Liebe mit großen Hindernissen

JUGENDTHEATER Mit „Ayla, Alis Tochter“ inszeniert das Atze-Musiktheater eine multikulturelle Liebesgeschichte mit Songs der Komponistin Sinem Altan

Eine junge Frau verliebt sich, aber es ist der Falsche. Das jedenfalls meint ihre Familie. Deshalb versuchen ihre Eltern, sie mit einem anderen zu verkuppeln – und setzen damit eine Kette von Ereignissen in Gang, aus der es am Ende scheinbar nur noch einen tragischen Ausweg gibt.

Das ist eine oft erzählte Geschichte, klassischer Stoff, den man auf viele Arten darstellen kann: als historische Tragödie oder modernes Drama, romantisch oder brutal, traditionsgläubig oder aufklärerisch. Das Atze Musiktheater hat sich – nicht ungewöhnlich für ein Kinder- und Jugendtheater – für den sozialpädagogischen Weg entschieden: In „Ayla, Alis Tochter“ ist das verliebte Mädchen türkischer Herkunft, ihr Liebster Deutscher – auch schon fast klassischer Dramenstoff.

Trotzdem ist „Ayla“ alles andere als bloß ein pädagogisches Lehrstück. Auf der nahezu schmucklosen Bühne ziehen die jungen Schauspieler die Zuschauer in ihren Bann, bringen sie zum Lachen und rühren sie zum Weinen. Etwa Hüseyin Ekici, gerade 19 Jahre alt, der im Neuköllner Heimathafen auch schon den „Arabboy“ spielt: Unbeschwert und überzeugend spielt er im Atze den „Turkoboy“, der mit Freunden frech über Mädchen flachst, sich selbst eine deutsche Freundin gönnt und dann irgendwann doch spürt, dass an dieser Verteilung von Rechten etwas ziemlich ungerecht ist. Oder Tanya Ersin als „Ayla“, die ihre Eltern ebenso wie den deutschen Jungen liebt und nicht versteht, warum das nicht zusammen gehen soll. Toll ist auch Sinan Al-Kuri (ebenfalls Mitspieler in „Arabboy“), der Aylas Vater spielt. Er bildet treffend die Hilflosigkeit ab, die entsteht, wenn jemand Regeln durchsetzen soll, die er eigentlich gar nicht durchsetzen will. Das ist eine bewegende Geschichte, und besser wird sie noch durch die Musik: Lieder, die die junge Komponistin Sinem Altan (die kürzlich auf dieser Seite porträtiert wurde) geschrieben hat und die Begum Tüzemen so schön singt, dass man gar nicht Türkisch können muss, um sie zu verstehen.

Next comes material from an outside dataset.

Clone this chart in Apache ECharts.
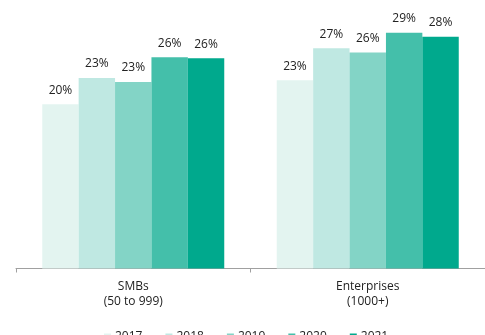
<!DOCTYPE html>
<html>
<head>
<meta charset="utf-8">
<script src="https://cdn.jsdelivr.net/npm/echarts@6/dist/echarts.min.js"></script>
<style>
html,body{margin:0;padding:0;background:#fff;}
#chart{width:485px;height:335px;}
</style>
</head>
<body>
<div id="chart"></div>
<script>
var categories = ['SMBs\n(50 to 999)', 'Enterprises\n(1000+)'];
var years = ['2017', '2018', '2019', '2020', '2021'];
// share per year, [SMBs, Enterprises]
var v2017 = [20.0, 22.9];
var v2018 = [23.2, 26.8];
var v2019 = [22.7, 26.3];
var v2020 = [25.7, 28.7];
var v2021 = [25.6, 28.2];
var colors = ['#e3f4f0', '#bfe8e2', '#83d4c6', '#44bfaa', '#00a98d'];

var allValues = [v2017, v2018, v2019, v2020, v2021];
var chart = echarts.init(document.getElementById('chart'));
var series = [];
for (var i = 0; i < years.length; i++) {
	series.push({
		name: years[i],
		type: 'bar',
		data: allValues[i],
		barWidth: 36.4,
		barGap: '0%',
		itemStyle: {color: colors[i]},
		label: {
			show: true,
			position: 'top',
			distance: 8,
			fontFamily: 'Open Sans',
			fontSize: 12,
			color: '#222',
			formatter: function (p) { return Math.round(p.value) + '%'; }
		}
	});
}
chart.setOption({
	animation: false,
	textStyle: {fontFamily: 'Open Sans'},
	legend: {
		data: years,
		top: 326,
		left: 99,
		itemWidth: 7,
		itemHeight: 7,
		itemGap: 23,
		icon: 'rect',
		textStyle: {fontSize: 12, color: '#222', padding: [0, 0, 0, -1]}
	},
	grid: {left: 16, width: 472, top: 5.6, bottom: 66.5},
	xAxis: {
		type: 'category',
		data: categories,
		axisLine: {lineStyle: {color: '#a0a0a0', width: 1}},
		axisTick: {show: true, length: 4, lineStyle: {color: '#a0a0a0'}},
		axisLabel: {fontSize: 12, color: '#222', lineHeight: 14.5, margin: 11}
	},
	yAxis: {
		type: 'value',
		min: 0,
		max: 32,
		show: false,
		splitLine: {show: false}
	},
	series: series
});
</script>
</body>
</html>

Trotz aller Möglichkeiten und Nuancen, die die Personen bieten, bleibt das Stück an manchen Stellen in Stereotypen verhaftet, die man auf einer Berliner Jugendbühne im Jahr 2010 so schwarzweiß lieber nicht mehr sehen möchte. Etwa, wenn die verzweifelte Ayla sich zwischen „deutschem“ und „türkischem“ Leben hin- und hergerissen sieht: Türkisch sein heißt da: den Traditionen verhaftet, die unabänderlich auch bis zum Tochtermord führen. Wer anders lebt, ist per Definition eben „deutsch“, integriert.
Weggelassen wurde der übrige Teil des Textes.